A continuing resolution is a type of appropriations legislation that funds governmental agencies if a full budget has not been signed into law by the end of a fiscal year.

"Congressmen (Mark) Meadows from the western part of the state circulated a letter which I signed onto that says, 'We'll, not demand, but strongly advise, that if leadership brings a continuing resolution to the floor that we would work towards defunding Obamacare,'" he said.

"There's got to be a really good reason for me to vote for a continuing resolution in general. Defunding Obamacare is a good reason to vote for a continuing resolution. A balanced budget amendment would be a good reason to vote for a continuing resolution."

If a continuing resolution nor a full appropriations bill is not passed by Congress, a government shutdown could occur, he said.

Holding also discussed immigration. Currently, Holding is a co-sponsor of a bill that would rework the agricultural guest worker program -- one part of a number of small steps that Republicans are using to fix the immigration problem.

"The current H2A program doesn't work. That's why we have an illegal immigrant problem," he said.
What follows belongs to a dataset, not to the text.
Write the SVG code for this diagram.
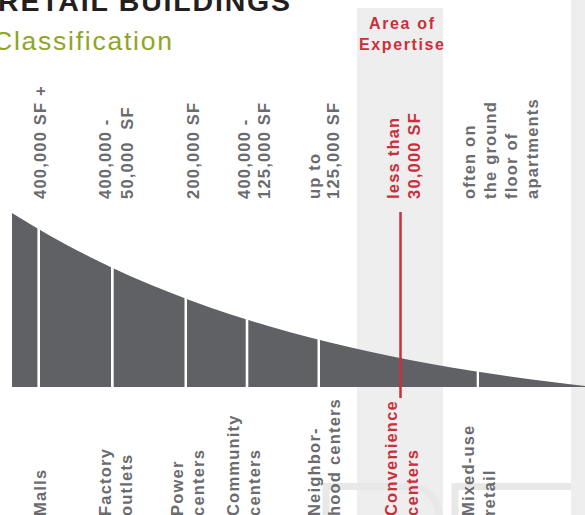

Holding said the current guest worker program has too much bureaucratic red tape, is burdensome to farmers and that wage rates for farm workers are arbitrarily based on standards that really don't apply.

Currently, employers who use the program have to the pay the higher of minimum wages, the prevailing wage or a rate known as the Adverse Effect Wage Rate -- currently set at $9.68. This rate is set by the U.S. Department of Labor based on the regional weighted average hourly wage for farm workers.

Holding also disagrees with providing a pathway to citizenship for immigrant guest workers.

"Finding a pathway to citizenship for people who have broken the law and come here, for me, that's not a doable thing," Holding said.

"It won't work. It won't solve the agricultural labor problem either. If people do get citizenship -- you look back to 1986, you had an amnesty program when people got citizenship. They didn't stay and be agricultural workers, they went and became something else," he said.

"This is the red herring out there. Most of the immigrants do not want to become citizens of the United States."

Instead, immigrant farm workers have other ideas, Holding said.

"Earn money, save money and take it home or send it home, the idea is not to become a citizen," he said.

The Agricultural Guestworker Act has made it through committee and has yet to be passed by the House.

"A guest worker program is something that the Senate and the House could agree on. And I like the House bill," Holding said.